Data supplied ▸
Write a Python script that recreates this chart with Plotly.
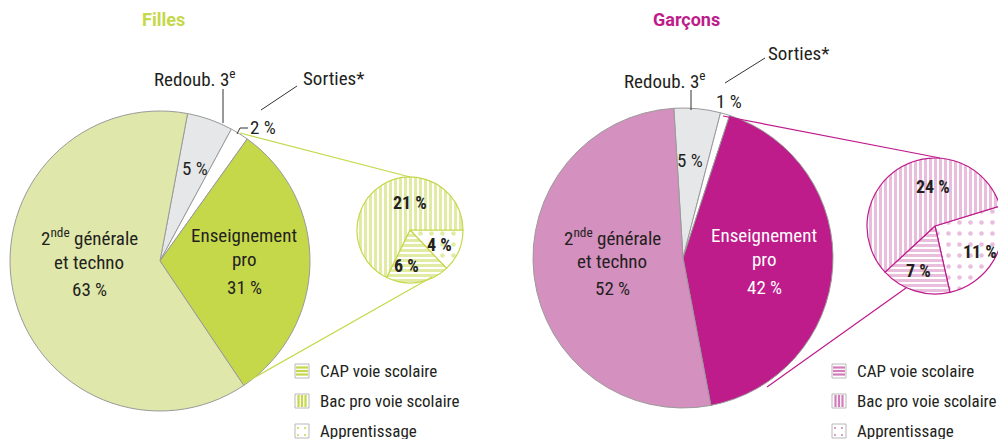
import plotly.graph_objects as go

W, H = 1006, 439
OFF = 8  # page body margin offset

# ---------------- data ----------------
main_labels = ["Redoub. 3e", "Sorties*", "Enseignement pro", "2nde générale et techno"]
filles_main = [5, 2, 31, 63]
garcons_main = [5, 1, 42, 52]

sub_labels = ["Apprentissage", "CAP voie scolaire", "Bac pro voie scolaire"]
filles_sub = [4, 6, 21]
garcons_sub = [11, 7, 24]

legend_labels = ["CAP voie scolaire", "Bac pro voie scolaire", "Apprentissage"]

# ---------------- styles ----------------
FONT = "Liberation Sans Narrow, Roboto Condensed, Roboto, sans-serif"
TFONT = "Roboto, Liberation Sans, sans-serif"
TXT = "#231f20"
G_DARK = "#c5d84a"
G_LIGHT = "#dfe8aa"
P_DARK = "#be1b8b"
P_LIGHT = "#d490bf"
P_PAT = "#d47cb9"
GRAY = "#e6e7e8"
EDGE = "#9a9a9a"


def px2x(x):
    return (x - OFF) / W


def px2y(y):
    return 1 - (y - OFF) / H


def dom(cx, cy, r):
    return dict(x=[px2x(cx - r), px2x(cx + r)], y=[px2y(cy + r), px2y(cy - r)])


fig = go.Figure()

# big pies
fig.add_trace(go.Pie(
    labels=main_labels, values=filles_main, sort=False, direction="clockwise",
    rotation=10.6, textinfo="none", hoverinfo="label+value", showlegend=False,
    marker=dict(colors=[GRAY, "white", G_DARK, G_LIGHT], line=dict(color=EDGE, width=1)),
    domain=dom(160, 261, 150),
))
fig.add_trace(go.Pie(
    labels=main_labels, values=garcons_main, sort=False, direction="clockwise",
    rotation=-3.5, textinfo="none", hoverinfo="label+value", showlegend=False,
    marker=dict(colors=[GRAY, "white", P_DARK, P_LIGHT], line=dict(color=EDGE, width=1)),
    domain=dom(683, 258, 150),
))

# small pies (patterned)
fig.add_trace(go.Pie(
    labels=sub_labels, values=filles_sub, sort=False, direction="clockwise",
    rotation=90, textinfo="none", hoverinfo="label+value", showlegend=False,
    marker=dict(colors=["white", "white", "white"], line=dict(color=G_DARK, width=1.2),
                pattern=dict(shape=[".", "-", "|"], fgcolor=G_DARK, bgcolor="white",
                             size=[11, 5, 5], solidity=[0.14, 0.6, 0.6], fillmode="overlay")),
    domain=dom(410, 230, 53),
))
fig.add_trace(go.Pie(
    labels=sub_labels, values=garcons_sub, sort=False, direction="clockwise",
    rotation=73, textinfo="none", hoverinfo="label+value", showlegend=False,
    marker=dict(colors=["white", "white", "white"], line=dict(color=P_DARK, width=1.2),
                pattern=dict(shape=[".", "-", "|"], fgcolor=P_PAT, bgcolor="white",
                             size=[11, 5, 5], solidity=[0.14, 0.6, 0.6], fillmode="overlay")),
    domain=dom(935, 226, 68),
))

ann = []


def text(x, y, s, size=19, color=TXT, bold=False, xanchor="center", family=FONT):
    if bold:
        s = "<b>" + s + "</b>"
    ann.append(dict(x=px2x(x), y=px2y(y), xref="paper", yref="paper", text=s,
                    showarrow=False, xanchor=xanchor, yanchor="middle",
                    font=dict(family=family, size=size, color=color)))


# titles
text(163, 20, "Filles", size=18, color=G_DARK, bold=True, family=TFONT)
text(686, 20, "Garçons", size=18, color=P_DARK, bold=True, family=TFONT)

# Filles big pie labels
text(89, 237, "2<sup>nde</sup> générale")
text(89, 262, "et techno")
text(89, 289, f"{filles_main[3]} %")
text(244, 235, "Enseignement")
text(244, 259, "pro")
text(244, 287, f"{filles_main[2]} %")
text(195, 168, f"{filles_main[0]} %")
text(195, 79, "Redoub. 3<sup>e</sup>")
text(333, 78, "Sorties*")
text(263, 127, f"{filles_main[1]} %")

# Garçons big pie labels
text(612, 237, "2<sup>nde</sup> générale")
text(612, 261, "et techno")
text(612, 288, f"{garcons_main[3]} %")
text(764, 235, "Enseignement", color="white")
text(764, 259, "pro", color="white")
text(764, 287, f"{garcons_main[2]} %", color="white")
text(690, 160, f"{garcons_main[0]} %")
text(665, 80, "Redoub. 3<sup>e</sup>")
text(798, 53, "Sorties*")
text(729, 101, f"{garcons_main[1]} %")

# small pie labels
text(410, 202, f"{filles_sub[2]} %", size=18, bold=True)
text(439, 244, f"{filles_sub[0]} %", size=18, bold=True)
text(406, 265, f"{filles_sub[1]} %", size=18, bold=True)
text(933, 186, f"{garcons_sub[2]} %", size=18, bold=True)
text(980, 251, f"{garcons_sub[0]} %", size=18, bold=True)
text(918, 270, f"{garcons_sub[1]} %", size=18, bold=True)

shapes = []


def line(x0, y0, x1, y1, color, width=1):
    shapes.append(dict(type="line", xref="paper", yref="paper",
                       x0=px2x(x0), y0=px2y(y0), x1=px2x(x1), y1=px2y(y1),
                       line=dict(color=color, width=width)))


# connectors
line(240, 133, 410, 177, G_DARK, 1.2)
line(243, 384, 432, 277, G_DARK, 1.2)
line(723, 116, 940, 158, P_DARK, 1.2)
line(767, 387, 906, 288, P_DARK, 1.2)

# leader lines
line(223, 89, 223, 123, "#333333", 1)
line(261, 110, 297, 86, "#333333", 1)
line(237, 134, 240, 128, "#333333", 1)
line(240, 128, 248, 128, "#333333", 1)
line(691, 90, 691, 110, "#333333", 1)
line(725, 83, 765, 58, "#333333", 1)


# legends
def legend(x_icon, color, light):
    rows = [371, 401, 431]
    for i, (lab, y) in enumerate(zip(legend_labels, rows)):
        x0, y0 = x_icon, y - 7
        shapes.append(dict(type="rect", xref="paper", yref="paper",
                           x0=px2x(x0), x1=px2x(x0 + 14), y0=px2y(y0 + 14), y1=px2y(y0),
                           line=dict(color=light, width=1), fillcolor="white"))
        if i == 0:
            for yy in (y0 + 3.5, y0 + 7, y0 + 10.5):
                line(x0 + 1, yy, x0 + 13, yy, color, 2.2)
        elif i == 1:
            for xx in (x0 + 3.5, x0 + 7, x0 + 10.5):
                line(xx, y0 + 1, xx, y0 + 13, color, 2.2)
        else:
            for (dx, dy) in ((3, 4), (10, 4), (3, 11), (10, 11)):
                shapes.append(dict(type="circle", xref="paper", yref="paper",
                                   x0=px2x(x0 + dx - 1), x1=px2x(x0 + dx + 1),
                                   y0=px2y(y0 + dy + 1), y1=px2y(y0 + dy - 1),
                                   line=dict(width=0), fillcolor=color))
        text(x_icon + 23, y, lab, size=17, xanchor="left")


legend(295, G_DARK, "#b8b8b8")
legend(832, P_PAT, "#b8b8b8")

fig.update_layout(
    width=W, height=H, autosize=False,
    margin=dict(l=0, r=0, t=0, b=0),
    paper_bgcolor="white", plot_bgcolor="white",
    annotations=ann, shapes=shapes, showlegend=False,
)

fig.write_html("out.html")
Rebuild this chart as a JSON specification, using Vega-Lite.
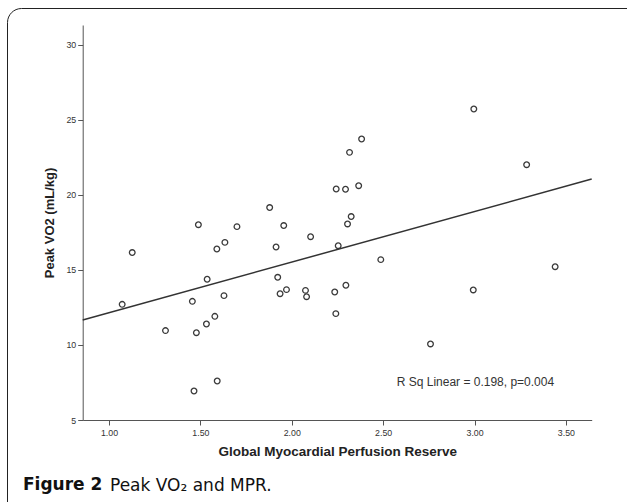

Problem description ▸
Go back to the entries above and restate word for word every line from the first through the one that contains "garcons_main = [5, 1, 42, 52]", leaving the pictures behind.

Written response ▸
Write a Python script that recreates this chart with Plotly.
import plotly.graph_objects as go

W, H = 1006, 439
OFF = 8  # page body margin offset

# ---------------- data ----------------
main_labels = ["Redoub. 3e", "Sorties*", "Enseignement pro", "2nde générale et techno"]
filles_main = [5, 2, 31, 63]
garcons_main = [5, 1, 42, 52]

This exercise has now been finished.